Whether the current bull market is a bubble about to burst or one that will continue does not invalidate the simple fact that people are speculating on future value. Those long are speculating on an increase in value; those short are speculating on a decrease in value; those out of the markets are either uninterested, don't care for the risk, or have bigger fish to fry.

By your own words you indicate you are speculating; you seem to think that because you have "fundamentals" to support your opinion that somehow you are not speculating on the change in value, but you are.

Your entire premise is that at some future date you will have greater value or at least preserve value. You are not investing, but speculating on what the value will be in the future. Physical demand versus contract demand is simply an expression of how to carry out your speculation. Go look up the dictionary definition of speculation.

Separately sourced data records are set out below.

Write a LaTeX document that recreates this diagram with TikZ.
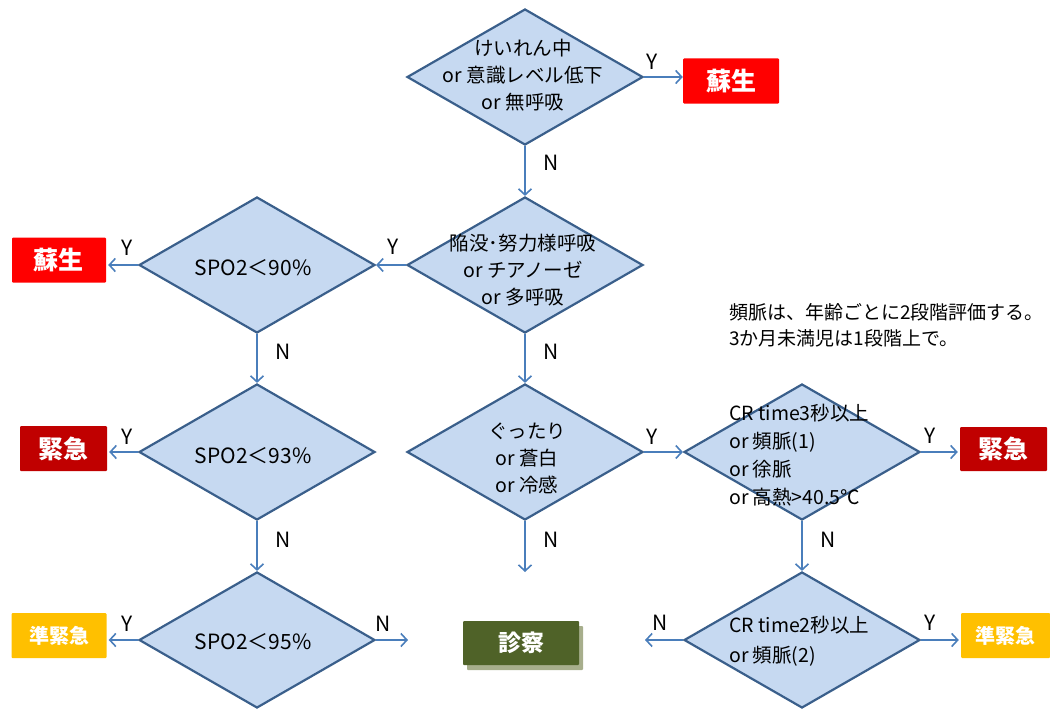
\documentclass[tikz,border=0pt]{standalone}
\usepackage{fontspec}
\newfontfamily\jp{Noto Sans CJK JP}
\usetikzlibrary{shapes.geometric,arrows.meta,shadows}
\definecolor{diafill}{HTML}{C6D9F1}
\definecolor{diabd}{HTML}{3A5F8B}
\definecolor{arrowc}{HTML}{4A7EBB}
\definecolor{redbox}{HTML}{FF0000}
\definecolor{darkred}{HTML}{C00000}
\definecolor{amber}{HTML}{FFC000}
\definecolor{olive}{HTML}{4F6228}
\definecolor{shadowc}{HTML}{A7AE8C}
\tikzset{
  dia/.style={shape=diamond, draw=diabd, fill=diafill, line width=2.2pt,
    minimum width=236pt, minimum height=136pt, inner sep=0pt},
  dtext/.style={font=\jp\fontsize{19.5}{27}\selectfont, inner sep=0pt},
  stext/.style={font=\jp\fontsize{21}{21}\selectfont, inner sep=0pt},
  ltext/.style={font=\jp\fontsize{19.5}{28}\selectfont, inner sep=0pt, align=left, anchor=west},
  arr/.style={draw=arrowc, line width=1.6pt,
    -{Straight Barb[length=6pt,width=13pt,line width=1.6pt]}},
  yn/.style={font=\jp\fontsize{21}{21}\selectfont, inner sep=0pt},
  result/.style={text=white, font=\jp\bfseries\fontsize{#1}{#1}\selectfont,
    inner sep=0pt, rounded corners=1pt},
}
\begin{document}
\begin{tikzpicture}[x=1pt,y=-1pt]
\useasboundingbox (0,0) rectangle (1050,709);

% diamonds
\node[dia] (d1) at (525,77) {};
\node[dia] (d2) at (525,265) {};
\node[dia] (d3) at (257,265) {};
\node[dia] (d4) at (257,452) {};
\node[dia] (d5) at (257,640) {};
\node[dia] (d6) at (525,452) {};
\node[dia] (d7) at (802,452) {};
\node[dia] (d8) at (802,640) {};

% diamond texts
\node[dtext, align=center] (t1) at (523,75) {けいれん中\\or 意識レベル低下\\or 無呼吸};
\node[dtext, align=center] (t2) at (523,270) {陥没･努力様呼吸\\or チアノーゼ\\or 多呼吸};
\node[stext] (t3) at (253,268) {SPO2＜90\%};
\node[stext] (t4) at (253,456) {SPO2＜93\%};
\node[stext] (t5) at (253,642) {SPO2＜95\%};
\node[dtext, align=center] (t6) at (527,458) {ぐったり\\or 蒼白\\or 冷感};
\node[ltext] (t7) at (729,455) {CR time3秒以上\\or 頻脈(1)\\or 徐脈\\or 高熱>40.5℃};
\node[ltext, font=\jp\fontsize{19.5}{30}\selectfont] (t8) at (729,641) {CR time2秒以上\\or 頻脈(2)};

% note
\node[ltext, font=\jp\fontsize{19}{26}\selectfont] (note) at (729,325) {頻脈は、年齢ごとに2段階評価する。\\3か月未満児は1段階上で。};

% result boxes
\node[result=25, fill=redbox, minimum width=96pt, minimum height=45pt] (s1) at (731,81) {蘇生};
\node[result=25, fill=redbox, minimum width=94pt, minimum height=45pt] (s2) at (59,260) {蘇生};
\node[result=25, fill=darkred, minimum width=87pt, minimum height=45pt] (k1) at (63.5,448.5) {緊急};
\node[result=25, fill=darkred, minimum width=87pt, minimum height=44pt] (k2) at (1003.5,449) {緊急};
\node[result=20, fill=amber, minimum width=95pt, minimum height=45pt] (j1) at (59,635.5) {準緊急};
\node[result=20, fill=amber, minimum width=89pt, minimum height=45pt] (j2) at (1005.5,635.5) {準緊急};
\node[result=23, fill=olive, minimum width=116pt, minimum height=44pt,
  drop shadow={shadow xshift=4pt, shadow yshift=-5pt, fill=shadowc, opacity=1}] (sk) at (521,643) {診察};

% free ends
\coordinate (e5) at (408,640);
\coordinate (e6) at (525,572);
\coordinate (e8) at (645,640);

% connectors
\draw[arr] (d1.east) -- (s1.west |- d1.east);
\draw[arr] (d1.south) -- (d2.north);
\draw[arr] (d2.west) -- (d3.east);
\draw[arr] (d3.west) -- ([xshift=2pt]s2.east |- d3.west);
\draw[arr] (d3.south) -- (d4.north);
\draw[arr] (d2.south) -- (d6.north);
\draw[arr] (d4.west) -- ([xshift=2pt]k1.east |- d4.west);
\draw[arr] (d4.south) -- (d5.north);
\draw[arr] (d6.south) -- (e6);
\draw[arr] (d6.east) -- (d7.west);
\draw[arr] (d7.east) -- ([xshift=-2pt]k2.west |- d7.east);
\draw[arr] (d7.south) -- (d8.north);
\draw[arr] (d5.west) -- ([xshift=2pt]j1.east |- d5.west);
\draw[arr] (d5.east) -- (e5);
\draw[arr] (d8.west) -- (e8);
\draw[arr] (d8.east) -- ([xshift=-2pt]j2.west |- d8.east);

% Y/N labels
\node[yn] (l1) at (652,62) {Y};
\node[yn] (l2) at (551,163) {N};
\node[yn] (l3) at (393,247) {Y};
\node[yn] (l4) at (127,248) {Y};
\node[yn] (l5) at (283,352) {N};
\node[yn] (l6) at (551,352) {N};
\node[yn] (l7) at (127,437) {Y};
\node[yn] (l8) at (283,540) {N};
\node[yn] (l9) at (551,540) {N};
\node[yn] (l10) at (652,437) {Y};
\node[yn] (l11) at (930,436) {Y};
\node[yn] (l12) at (828,540) {N};
\node[yn] (l13) at (127,624) {Y};
\node[yn] (l14) at (383,624) {N};
\node[yn] (l15) at (660,623) {N};
\node[yn] (l16) at (930,623) {Y};
\end{tikzpicture}
\end{document}
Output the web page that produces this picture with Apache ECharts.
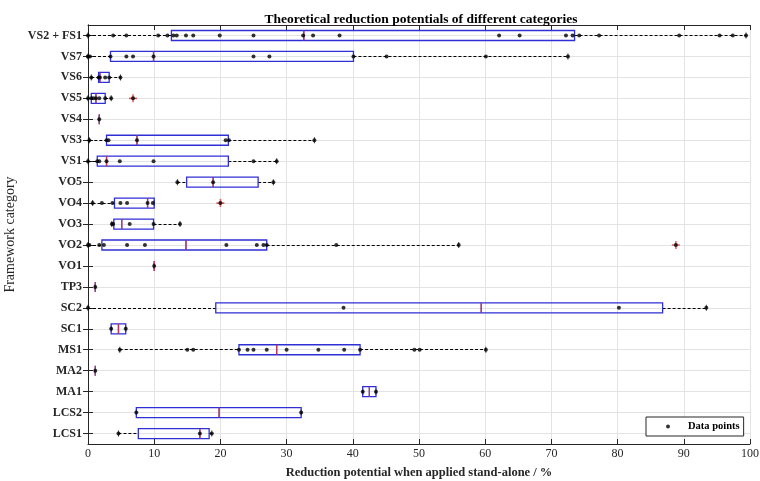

"Bend over and grab your ankles" should be etched in stone at the entrance to every government building and every government office.

What is the difference between investing and speculating?

Isn't the general concept of investing using money today in "hopes" that it will bring more money in the future?
I wasn't questioning the speculating part of your comments, as much as the bubble comments.
I still contend that we are in a bull run, not a bubble, and there is a difference between those.
Touche on the speculation symantics. The point I was trying to make was that, I believe, people are questioning currency and demanding physical metal for protection, much more than just trying to make a buck through speculation.

"You are not what you think you are, but what you think............. you are".
-Earl Nightingale

That's great news,

my friend! I've got some silver dimes! Tell me, where can I go buy this gallon of gas for One Silver Dime?

"I'm as mad as hell, and I'm not going to take this any more!"
- Howard Beale

At the gas station next to the local coin shop

Stop in the coin shop first to pick up your gas coupon. It will look identical to a $5 FRN and the gas station will happily accept it.